We noted the military build-up on both sides of the Russian border and the United States’ contemptuous rejection of a number of de-escalation proposals from Moscow, such as an agreement by both countries not to station nuclear weapons abroad.

We are now 10 months into the Russian invasion of Ukraine, with no end in sight — and no sign that politicians recognise how acute is the risk of escalation.

Nor is it acceptable in “official” politics to look for explanations of a war that is depicted either as the responsibility of Vladimir Putin alone or down to the character of Russia itself as an eternal menace.

The reaction to a tranche of declassified files published as 2022 ends therefore portrays Tony Blair as naive for advising Washington that Putin could be brought into the fold and become a loyal satellite.

For supporters of the US-led world order, Russia’s failure to “integrate” like this is a great tragedy of post-Soviet international relations. 
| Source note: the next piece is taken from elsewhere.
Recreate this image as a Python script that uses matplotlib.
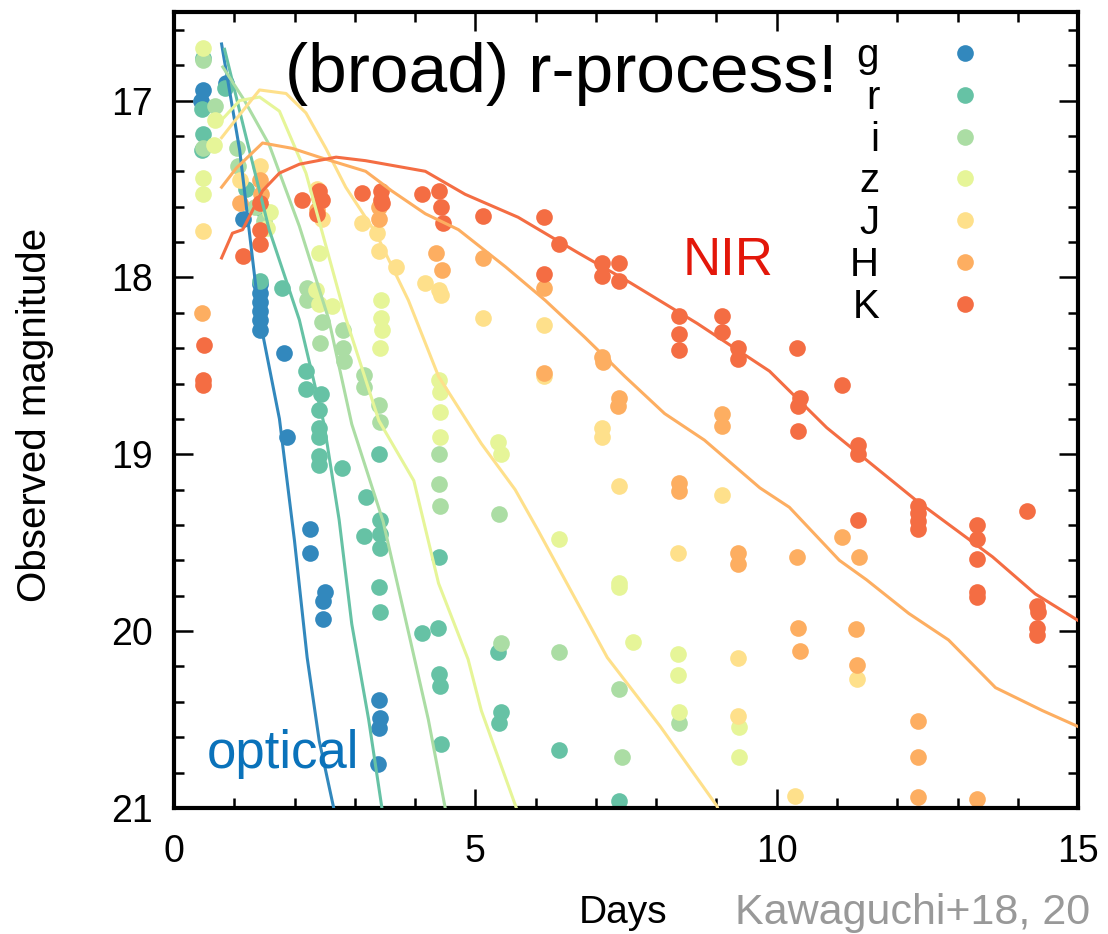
import matplotlib
matplotlib.use("Agg")
import matplotlib.pyplot as plt
from matplotlib.ticker import MultipleLocator

plt.rcParams['font.family'] = ['Liberation Sans', 'DejaVu Sans']

bands = ['g', 'r', 'i', 'z', 'J', 'H', 'K']
colors = ['#3288bd', '#66c2a5', '#abdda4', '#e6f598', '#fee08b', '#fdae61', '#f46d43']

# observed photometry (days, mag)
g_t = [0.48, 0.45, 0.86, 1.14, 1.42, 1.43, 1.42, 1.43, 1.42, 1.42, 1.82, 1.87, 2.26, 2.26,
       2.50, 2.48, 2.48, 3.40, 3.42, 3.41, 3.38]
g_m = [16.94, 17.00, 16.90, 17.67, 18.04, 18.09, 18.14, 18.19, 18.24, 18.30, 18.43, 18.90, 19.42, 19.56,
       19.78, 19.83, 19.93, 20.39, 20.49, 20.55, 20.75]

r_t = [0.48, 0.47, 0.48, 0.47, 0.84, 1.20, 1.42, 1.48, 1.80, 2.19, 2.19, 2.44, 2.41, 2.41, 2.41, 2.41,
       2.41, 2.79, 3.18, 3.15, 3.40, 3.42, 3.42, 3.42, 3.40, 3.42, 4.12, 4.38, 4.40, 4.40, 4.42, 4.43,
       5.38, 5.43, 5.40, 6.39, 7.39]
r_m = [16.76, 17.05, 17.19, 17.28, 16.93, 17.50, 18.02, 17.62, 18.06, 18.53, 18.63, 18.66, 18.75, 18.85,
       18.90, 19.01, 19.06, 19.08, 19.24, 19.46, 19.00, 19.37, 19.45, 19.53, 19.75, 19.89, 20.01, 19.98,
       19.58, 20.24, 20.31, 20.64, 20.12, 20.46, 20.52, 20.67, 20.96]

i_t = [0.48, 0.48, 0.68, 1.04, 1.06, 1.35, 1.50, 2.20, 2.20, 2.45, 2.42, 2.80, 2.80, 2.82, 3.15, 3.15,
       3.40, 3.42, 4.40, 4.40, 4.42, 5.40, 5.43, 6.39, 7.39, 7.43, 8.38]
i_m = [16.77, 17.27, 17.03, 17.27, 17.37, 17.60, 17.68, 18.06, 18.13, 18.25, 18.37, 18.30, 18.40, 18.47,
       18.55, 18.62, 18.72, 18.82, 19.00, 19.17, 19.29, 19.34, 20.07, 20.12, 20.33, 20.71, 20.52]

z_t = [0.48, 0.48, 0.48, 0.68, 0.66, 1.60, 1.55, 2.41, 2.36, 2.63, 2.41, 3.43, 3.43, 3.45, 3.42, 4.39,
       4.41, 4.41, 4.41, 5.38, 5.43, 6.39, 7.38, 7.38, 7.62, 8.37, 8.37, 8.38, 9.37, 9.37]
z_m = [16.70, 17.44, 17.53, 17.11, 17.25, 17.63, 17.72, 17.86, 18.07, 18.16, 18.15, 18.13, 18.23, 18.30,
       18.40, 18.58, 18.65, 18.76, 18.90, 18.93, 19.00, 19.48, 19.73, 19.75, 20.06, 20.13, 20.25, 20.46,
       20.54, 20.71]

J_t = [0.48, 1.10, 1.43, 2.38, 2.45, 3.12, 3.37, 3.40, 3.68, 4.17, 4.39, 4.43, 5.13, 6.14, 6.14, 7.10,
       7.10, 7.39, 8.37, 9.09, 9.36, 9.36, 10.30, 11.34]
J_m = [17.74, 17.45, 17.37, 17.50, 17.67, 17.69, 17.75, 17.85, 17.94, 18.03, 18.07, 18.10, 18.23, 18.27,
       18.56, 18.85, 18.90, 19.18, 19.56, 19.23, 20.15, 20.48, 20.93, 20.27]

H_t = [0.46, 1.09, 1.42, 1.45, 2.40, 2.38, 3.40, 3.40, 4.35, 4.44, 5.13, 6.14, 6.14, 7.10, 7.12, 7.38,
       7.36, 8.38, 8.38, 9.09, 9.09, 9.36, 9.36, 10.33, 10.36, 10.38, 11.09, 11.37, 11.32, 11.34, 12.34,
       12.34, 12.34, 13.33]
H_m = [18.20, 17.58, 17.45, 17.53, 17.55, 17.62, 17.60, 17.67, 17.86, 17.96, 17.89, 18.06, 18.54, 18.45,
       18.48, 18.68, 18.73, 19.16, 19.21, 18.77, 18.84, 19.56, 19.62, 19.58, 19.98, 20.11, 19.47, 19.58,
       19.99, 20.19, 20.51, 20.71, 20.94, 20.95]

K_t = [0.50, 0.49, 0.48, 1.14, 1.42, 1.42, 1.42, 2.41, 2.46, 2.38, 2.13, 3.12, 3.43, 3.43, 3.45, 4.11,
       4.39, 4.43, 4.47, 5.13, 6.14, 6.14, 6.39, 7.10, 7.10, 7.39, 7.39, 8.38, 8.38, 8.38, 9.09, 9.09,
       9.36, 9.36, 10.33, 10.38, 10.35, 10.36, 11.09, 11.35, 11.35, 11.35, 12.34, 12.34, 12.34, 12.34,
       13.33, 13.33, 13.33, 13.32, 13.32, 14.16, 14.32, 14.33, 14.32, 14.32]
K_m = [18.38, 18.58, 18.61, 17.88, 17.58, 17.73, 17.81, 17.51, 17.56, 17.64, 17.56, 17.52, 17.51, 17.56,
       17.58, 17.53, 17.51, 17.60, 17.69, 17.65, 17.66, 17.98, 17.81, 17.92, 17.99, 17.92, 18.02, 18.22,
       18.32, 18.41, 18.22, 18.31, 18.40, 18.46, 18.40, 18.68, 18.73, 18.87, 18.61, 18.95, 19.00, 19.37,
       19.29, 19.33, 19.38, 19.42, 19.40, 19.48, 19.59, 19.78, 19.81, 19.32, 19.86, 19.89, 19.98, 20.02]

# model light curves
g_mod_t = [0.79, 1.09, 1.42, 1.75, 2.00, 2.21, 2.41, 2.65, 2.75]
g_mod_m = [16.68, 17.28, 18.23, 18.80, 19.49, 20.15, 20.62, 21.00, 21.2]
r_mod_t = [0.84, 1.17, 1.58, 2.08, 2.49, 2.74, 2.95, 3.23, 3.45, 3.5]
r_mod_m = [16.71, 17.17, 17.73, 18.24, 18.83, 19.37, 19.96, 20.50, 21.00, 21.2]
i_mod_t = [0.81, 1.17, 1.58, 2.08, 2.57, 2.95, 3.47, 3.86, 4.22, 4.50, 4.55]
i_mod_m = [16.81, 17.00, 17.25, 17.71, 18.24, 18.83, 19.38, 19.96, 20.50, 21.00, 21.2]
z_mod_t = [0.79, 1.09, 1.42, 1.75, 2.19, 2.85, 3.40, 3.98, 4.39, 4.88, 5.10, 5.68, 5.75]
z_mod_m = [17.11, 17.00, 16.98, 17.06, 17.41, 18.23, 18.81, 19.15, 19.73, 20.16, 20.45, 21.00, 21.2]
J_mod_t = [0.79, 1.09, 1.42, 1.86, 2.19, 2.52, 2.85, 3.35, 3.89, 4.39, 5.10, 5.66, 6.04, 7.19, 8.07,
           9.01, 9.1]
J_mod_m = [17.21, 17.08, 16.94, 16.96, 17.07, 17.27, 17.49, 17.75, 18.13, 18.56, 18.94, 19.20, 19.43,
           20.15, 20.54, 20.99, 21.1]
H_mod_t = [0.79, 1.04, 1.47, 1.96, 2.41, 3.18, 3.61, 4.17, 4.72, 5.50, 6.16, 6.82, 7.48, 8.14, 8.80,
           9.72, 10.21, 11.04, 11.49, 12.19, 12.85, 13.63, 14.41, 15.0]
H_mod_m = [17.49, 17.38, 17.24, 17.27, 17.32, 17.40, 17.51, 17.64, 17.73, 17.94, 18.13, 18.34, 18.56,
           18.77, 18.92, 19.19, 19.30, 19.60, 19.71, 19.90, 20.05, 20.32, 20.45, 20.54]
K_mod_t = [0.79, 0.97, 1.14, 1.47, 1.75, 2.08, 2.69, 3.18, 4.17, 4.83, 5.71, 6.70, 7.57, 8.68, 9.88,
           10.83, 12.31, 13.58, 14.29, 15.0]
K_mod_m = [17.89, 17.75, 17.73, 17.51, 17.41, 17.36, 17.32, 17.34, 17.40, 17.53, 17.66, 17.86, 18.03,
           18.26, 18.53, 18.85, 19.26, 19.58, 19.79, 19.94]

obs = [(g_t, g_m), (r_t, r_m), (i_t, i_m), (z_t, z_m), (J_t, J_m), (H_t, H_m), (K_t, K_m)]
mods = [(g_mod_t, g_mod_m), (r_mod_t, r_mod_m), (i_mod_t, i_mod_m), (z_mod_t, z_mod_m),
        (J_mod_t, J_mod_m), (H_mod_t, H_mod_m), (K_mod_t, K_mod_m)]

fig = plt.figure(figsize=(11.08, 9.34), dpi=100)
ax = fig.add_axes([0.157, 0.135, 0.816, 0.852])

for (t, m), c in zip(obs, colors):
    ax.plot(t, m, 'o', color=c, ms=12, mec='none', zorder=2)
for (t, m), c in zip(mods, colors):
    ax.plot(t, m, '-', color=c, lw=2.2, zorder=3)

# legend: labels right aligned, markers to the right
for k, (b, c) in enumerate(zip(bands, colors)):
    y = 0.931 - k * 0.0525
    ax.text(0.780, y, b, transform=ax.transAxes, ha='right', va='baseline', fontsize=29)
    ax.plot([0.875], [y + 0.0175], 'o', color=c, ms=12, mec='none', transform=ax.transAxes)

ax.text(0.1228, 0.8995, '(broad) r-process!', transform=ax.transAxes, fontsize=50, va='baseline')
ax.text(0.0365, 0.050, 'optical', transform=ax.transAxes, fontsize=38, color='#0a72ba', va='baseline')
ax.text(0.563, 0.6696, 'NIR', transform=ax.transAxes, fontsize=38, color='#e3170a', va='baseline')
fig.text(0.984, 0.0107, 'Kawaguchi+18, 20', ha='right', va='baseline', fontsize=31, color='#999999')

ax.set_xlim(0, 15)
ax.set_ylim(21, 16.5)
ax.xaxis.set_major_locator(MultipleLocator(5))
ax.xaxis.set_minor_locator(MultipleLocator(1))
ax.yaxis.set_major_locator(MultipleLocator(1))
ax.yaxis.set_minor_locator(MultipleLocator(0.2))
ax.tick_params(which='both', direction='in', top=True, right=True, labelsize=27, width=1.8)
ax.tick_params(which='major', length=14)
ax.tick_params(which='minor', length=7)
ax.tick_params(axis='x', pad=19)
ax.tick_params(axis='y', pad=15)
for s in ax.spines.values():
    s.set_linewidth(3)

ax.set_xlabel('Days', fontsize=28)
ax.xaxis.set_label_coords(0.497, -0.110)
ax.set_ylabel('Observed magnitude', fontsize=29)
ax.yaxis.set_label_coords(-0.133, 0.494)

fig.savefig('out.png', dpi=100)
The declassified Blair files are interesting for shedding light on the period when Western governments still considered this course. Liberal commentators wonder why Blair turned a blind eye to Putin’s brutal war on Chechnya as if he had missed something about the Russian leader’s character — but domestic repression and war crimes are no barrier to being part of the US club. 

It was largely US decisions — to decline Russian queries about joining Nato, and to expand that alliance up to Russia’s borders in breach of commitments made in 1989 — that ensured Moscow didn’t join the US camp, and in that sense paved the way for today’s proxy war in Ukraine.
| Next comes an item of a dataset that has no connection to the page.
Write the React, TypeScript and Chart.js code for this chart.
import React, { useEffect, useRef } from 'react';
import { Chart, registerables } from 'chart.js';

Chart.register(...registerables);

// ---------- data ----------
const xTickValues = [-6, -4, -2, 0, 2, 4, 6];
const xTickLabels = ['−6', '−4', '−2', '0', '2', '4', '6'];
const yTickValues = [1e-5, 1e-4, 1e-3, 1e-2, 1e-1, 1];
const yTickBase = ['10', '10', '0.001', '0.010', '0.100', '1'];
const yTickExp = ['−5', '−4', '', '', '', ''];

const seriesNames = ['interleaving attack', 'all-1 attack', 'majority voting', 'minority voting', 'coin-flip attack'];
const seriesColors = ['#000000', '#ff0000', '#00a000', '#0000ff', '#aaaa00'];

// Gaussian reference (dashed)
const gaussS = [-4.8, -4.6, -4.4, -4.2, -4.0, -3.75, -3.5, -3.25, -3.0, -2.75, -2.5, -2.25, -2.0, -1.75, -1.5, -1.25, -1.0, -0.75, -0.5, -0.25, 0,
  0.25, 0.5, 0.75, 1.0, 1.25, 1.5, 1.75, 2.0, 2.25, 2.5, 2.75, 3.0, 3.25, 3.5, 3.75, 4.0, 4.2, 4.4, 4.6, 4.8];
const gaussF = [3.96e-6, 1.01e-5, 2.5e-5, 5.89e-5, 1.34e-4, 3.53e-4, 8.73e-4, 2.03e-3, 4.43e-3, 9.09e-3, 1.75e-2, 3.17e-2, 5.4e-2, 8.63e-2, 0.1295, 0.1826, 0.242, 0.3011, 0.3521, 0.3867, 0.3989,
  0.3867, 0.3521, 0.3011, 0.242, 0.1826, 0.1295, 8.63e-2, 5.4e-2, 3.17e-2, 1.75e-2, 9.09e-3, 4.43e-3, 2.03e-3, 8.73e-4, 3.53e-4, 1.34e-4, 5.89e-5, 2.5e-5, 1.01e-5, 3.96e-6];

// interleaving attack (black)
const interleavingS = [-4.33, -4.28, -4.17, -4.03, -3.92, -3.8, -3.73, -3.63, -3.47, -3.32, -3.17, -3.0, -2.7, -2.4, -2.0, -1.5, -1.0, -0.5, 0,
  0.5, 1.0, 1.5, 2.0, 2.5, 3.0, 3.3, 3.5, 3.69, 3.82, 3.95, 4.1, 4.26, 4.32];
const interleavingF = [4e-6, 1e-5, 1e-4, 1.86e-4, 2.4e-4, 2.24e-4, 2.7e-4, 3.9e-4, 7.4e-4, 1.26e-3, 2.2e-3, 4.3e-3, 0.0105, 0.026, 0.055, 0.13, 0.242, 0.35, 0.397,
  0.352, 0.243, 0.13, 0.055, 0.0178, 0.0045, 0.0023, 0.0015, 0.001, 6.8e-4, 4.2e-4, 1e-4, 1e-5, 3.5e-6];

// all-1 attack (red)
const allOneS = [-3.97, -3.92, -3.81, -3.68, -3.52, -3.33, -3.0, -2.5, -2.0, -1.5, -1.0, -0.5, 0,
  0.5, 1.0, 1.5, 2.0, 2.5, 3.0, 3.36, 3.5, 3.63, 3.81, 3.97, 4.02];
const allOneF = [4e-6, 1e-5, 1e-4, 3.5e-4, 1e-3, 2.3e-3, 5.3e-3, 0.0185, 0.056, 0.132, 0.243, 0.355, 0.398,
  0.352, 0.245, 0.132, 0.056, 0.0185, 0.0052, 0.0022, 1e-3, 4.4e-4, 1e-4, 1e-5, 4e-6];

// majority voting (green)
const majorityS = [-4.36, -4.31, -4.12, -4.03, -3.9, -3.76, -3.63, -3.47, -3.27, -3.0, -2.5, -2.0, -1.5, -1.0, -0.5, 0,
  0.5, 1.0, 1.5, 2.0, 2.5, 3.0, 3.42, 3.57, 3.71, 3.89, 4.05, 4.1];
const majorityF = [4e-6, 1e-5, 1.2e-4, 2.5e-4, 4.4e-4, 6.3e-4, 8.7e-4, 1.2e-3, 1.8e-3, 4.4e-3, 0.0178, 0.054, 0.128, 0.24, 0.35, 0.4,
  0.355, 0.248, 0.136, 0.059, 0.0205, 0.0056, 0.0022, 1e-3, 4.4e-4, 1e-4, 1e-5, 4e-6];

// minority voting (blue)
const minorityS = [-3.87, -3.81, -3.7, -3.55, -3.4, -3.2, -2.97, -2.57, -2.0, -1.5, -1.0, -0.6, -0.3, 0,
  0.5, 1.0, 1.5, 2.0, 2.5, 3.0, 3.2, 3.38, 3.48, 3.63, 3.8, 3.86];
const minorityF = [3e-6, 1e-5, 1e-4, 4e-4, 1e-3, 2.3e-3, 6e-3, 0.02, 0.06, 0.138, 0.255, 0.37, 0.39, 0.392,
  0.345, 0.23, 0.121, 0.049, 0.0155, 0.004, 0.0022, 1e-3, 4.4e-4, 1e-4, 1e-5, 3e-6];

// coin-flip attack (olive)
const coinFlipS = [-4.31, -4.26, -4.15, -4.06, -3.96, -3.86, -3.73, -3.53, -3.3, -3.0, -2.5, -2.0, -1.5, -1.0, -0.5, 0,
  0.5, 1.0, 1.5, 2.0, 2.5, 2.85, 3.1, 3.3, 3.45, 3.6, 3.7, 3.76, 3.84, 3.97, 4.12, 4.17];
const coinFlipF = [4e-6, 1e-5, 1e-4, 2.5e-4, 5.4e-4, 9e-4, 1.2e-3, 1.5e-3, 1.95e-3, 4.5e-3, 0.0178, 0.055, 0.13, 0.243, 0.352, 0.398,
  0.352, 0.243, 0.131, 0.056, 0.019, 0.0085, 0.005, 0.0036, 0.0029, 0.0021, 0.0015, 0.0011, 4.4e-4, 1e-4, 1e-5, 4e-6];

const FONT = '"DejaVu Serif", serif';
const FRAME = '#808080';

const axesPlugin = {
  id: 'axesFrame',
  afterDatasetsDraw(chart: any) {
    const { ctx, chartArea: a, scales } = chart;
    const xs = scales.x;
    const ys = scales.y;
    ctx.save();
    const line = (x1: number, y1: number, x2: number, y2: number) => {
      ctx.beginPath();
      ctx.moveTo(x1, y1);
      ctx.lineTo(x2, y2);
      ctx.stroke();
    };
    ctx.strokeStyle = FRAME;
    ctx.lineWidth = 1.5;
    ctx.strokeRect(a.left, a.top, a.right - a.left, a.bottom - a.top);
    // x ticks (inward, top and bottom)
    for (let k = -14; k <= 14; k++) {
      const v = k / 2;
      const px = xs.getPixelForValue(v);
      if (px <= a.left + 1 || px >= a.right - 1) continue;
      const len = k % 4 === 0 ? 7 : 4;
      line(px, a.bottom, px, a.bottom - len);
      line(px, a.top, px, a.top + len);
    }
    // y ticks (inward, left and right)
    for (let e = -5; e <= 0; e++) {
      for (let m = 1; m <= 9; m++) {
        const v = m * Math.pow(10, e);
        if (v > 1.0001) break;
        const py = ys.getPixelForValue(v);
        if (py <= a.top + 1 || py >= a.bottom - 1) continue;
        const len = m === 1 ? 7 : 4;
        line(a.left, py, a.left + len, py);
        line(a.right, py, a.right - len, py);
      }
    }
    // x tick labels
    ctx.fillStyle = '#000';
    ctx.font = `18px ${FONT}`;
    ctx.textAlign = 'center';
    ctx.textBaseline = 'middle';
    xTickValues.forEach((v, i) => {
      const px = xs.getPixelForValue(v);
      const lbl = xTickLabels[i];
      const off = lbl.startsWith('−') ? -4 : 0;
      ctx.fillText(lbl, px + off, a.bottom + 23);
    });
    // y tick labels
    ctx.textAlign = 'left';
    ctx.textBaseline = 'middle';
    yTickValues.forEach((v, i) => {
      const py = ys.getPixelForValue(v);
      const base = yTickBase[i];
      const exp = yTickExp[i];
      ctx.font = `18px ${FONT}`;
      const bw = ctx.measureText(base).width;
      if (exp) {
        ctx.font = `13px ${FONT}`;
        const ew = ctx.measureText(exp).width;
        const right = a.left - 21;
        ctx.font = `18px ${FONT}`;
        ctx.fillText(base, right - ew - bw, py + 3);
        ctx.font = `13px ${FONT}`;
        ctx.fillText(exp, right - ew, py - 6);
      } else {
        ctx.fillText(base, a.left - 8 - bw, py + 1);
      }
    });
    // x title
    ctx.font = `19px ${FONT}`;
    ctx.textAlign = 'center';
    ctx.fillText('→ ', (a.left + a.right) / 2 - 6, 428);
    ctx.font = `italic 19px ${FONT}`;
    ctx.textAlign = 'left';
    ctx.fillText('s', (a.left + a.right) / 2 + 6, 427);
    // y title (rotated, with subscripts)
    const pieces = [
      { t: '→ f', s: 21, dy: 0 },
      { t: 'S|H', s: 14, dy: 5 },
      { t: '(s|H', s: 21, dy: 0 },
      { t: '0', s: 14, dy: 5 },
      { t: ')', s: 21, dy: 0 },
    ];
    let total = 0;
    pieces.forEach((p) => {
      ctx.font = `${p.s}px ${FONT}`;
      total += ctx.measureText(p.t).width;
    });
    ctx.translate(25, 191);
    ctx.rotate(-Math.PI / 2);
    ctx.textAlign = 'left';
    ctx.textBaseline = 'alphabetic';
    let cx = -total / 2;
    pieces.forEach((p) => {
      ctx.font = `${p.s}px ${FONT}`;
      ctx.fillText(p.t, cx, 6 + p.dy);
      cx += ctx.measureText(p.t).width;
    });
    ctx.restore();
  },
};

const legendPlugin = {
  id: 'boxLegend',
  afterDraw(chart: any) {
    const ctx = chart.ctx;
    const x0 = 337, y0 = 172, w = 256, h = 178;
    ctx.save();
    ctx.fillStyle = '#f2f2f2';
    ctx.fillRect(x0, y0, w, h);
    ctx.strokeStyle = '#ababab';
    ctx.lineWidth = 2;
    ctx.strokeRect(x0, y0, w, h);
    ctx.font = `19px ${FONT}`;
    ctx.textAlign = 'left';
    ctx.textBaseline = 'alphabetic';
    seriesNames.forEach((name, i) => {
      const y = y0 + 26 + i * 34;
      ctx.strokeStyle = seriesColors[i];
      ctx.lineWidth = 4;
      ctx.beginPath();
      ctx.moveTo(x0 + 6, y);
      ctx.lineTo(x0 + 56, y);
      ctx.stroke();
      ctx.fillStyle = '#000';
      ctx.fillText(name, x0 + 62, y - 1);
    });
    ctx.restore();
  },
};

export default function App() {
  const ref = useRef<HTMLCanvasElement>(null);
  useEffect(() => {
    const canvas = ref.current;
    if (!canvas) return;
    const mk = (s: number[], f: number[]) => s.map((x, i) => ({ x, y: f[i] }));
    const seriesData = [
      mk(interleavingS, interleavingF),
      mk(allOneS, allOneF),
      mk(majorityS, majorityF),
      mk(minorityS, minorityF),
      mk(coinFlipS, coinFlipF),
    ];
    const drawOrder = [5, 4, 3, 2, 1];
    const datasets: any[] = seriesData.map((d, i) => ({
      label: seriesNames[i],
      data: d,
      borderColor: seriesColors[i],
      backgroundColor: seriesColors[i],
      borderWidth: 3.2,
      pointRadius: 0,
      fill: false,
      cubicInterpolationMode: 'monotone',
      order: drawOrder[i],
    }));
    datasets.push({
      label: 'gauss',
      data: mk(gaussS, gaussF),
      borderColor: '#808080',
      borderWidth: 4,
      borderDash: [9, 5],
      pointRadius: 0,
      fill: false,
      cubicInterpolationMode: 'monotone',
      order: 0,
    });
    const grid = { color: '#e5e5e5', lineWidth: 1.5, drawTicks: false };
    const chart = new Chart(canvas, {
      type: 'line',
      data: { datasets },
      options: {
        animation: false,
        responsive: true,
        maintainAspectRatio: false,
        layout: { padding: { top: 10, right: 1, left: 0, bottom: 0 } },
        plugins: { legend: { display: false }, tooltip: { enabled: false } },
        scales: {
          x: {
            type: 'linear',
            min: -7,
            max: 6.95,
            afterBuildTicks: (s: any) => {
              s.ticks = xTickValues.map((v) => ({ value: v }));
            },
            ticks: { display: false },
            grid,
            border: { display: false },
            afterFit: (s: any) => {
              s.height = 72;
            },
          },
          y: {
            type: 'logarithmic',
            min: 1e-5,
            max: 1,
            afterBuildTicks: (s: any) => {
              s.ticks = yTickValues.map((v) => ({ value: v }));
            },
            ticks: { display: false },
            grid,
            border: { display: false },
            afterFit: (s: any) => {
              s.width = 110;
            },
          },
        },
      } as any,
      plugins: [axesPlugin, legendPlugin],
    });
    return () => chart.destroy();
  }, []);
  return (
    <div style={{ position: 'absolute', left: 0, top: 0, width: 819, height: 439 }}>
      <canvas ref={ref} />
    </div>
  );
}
There are serious (if blood-drenched) US imperialist strategists — Henry Kissinger being the most prominent — who see that as a mistake. It is hardly the main point, however.

Reports on the declassified files imply that a benevolent Blair was somehow taken in by Putin. Examples of the latter’s duplicitous behaviour even include that he promised to back the US against Saddam Hussein’s Iraq.

This, of course, reminds us of other ways in which the US set the scene for today’s war in Ukraine.

The succession of aggressive wars Washington launched from 1999 made it clear to all — including the nascent kleptocratic Russian capitalist class — that international law and UN authority were for little countries.

The forcible severance of Kosovo from Yugoslavia following great power backing for a local independence movement presaged Russia’s attitude to the breakaway “people’s republics” of Donetsk and Lugansk, now formally annexed.

Now US power is in decline, other actors — Turkey as well as Russia — are jockeying for higher status in any rearranged world order.

But the utter devastation wrought on Afghanistan, Iraq and Libya in the years of US unipolar dominance give the lie to any idea that incorporating Russia into that world order would have spared the world armed conflict.

Bush and Blair’s invasion of Iraq had many consequences. The destabilisation of the Middle East and the global spread of jihadist terror; a heightened authoritarianism in the US and Britain which has worsened ever since.

But it bred a new wariness among the public about the truthfulness of our leaders — and a deep public scepticism about launching military conflict, one reflected in Labour’s 2013 defeat of a government bid to join the war in Syria.

Our politicians are trying to use the Ukraine war to reverse those trends and smear as borderline treacherous any hint of peace activism.

But these causes are more important today than a year ago, with politicians and pundits making a virtue of their refusal to negotiate or compromise despite the ever-present threat of nuclear Armageddon.

Official politics must not be permitted to silence the peace movement. Its voice of sanity must be heard loud and clear in 2023.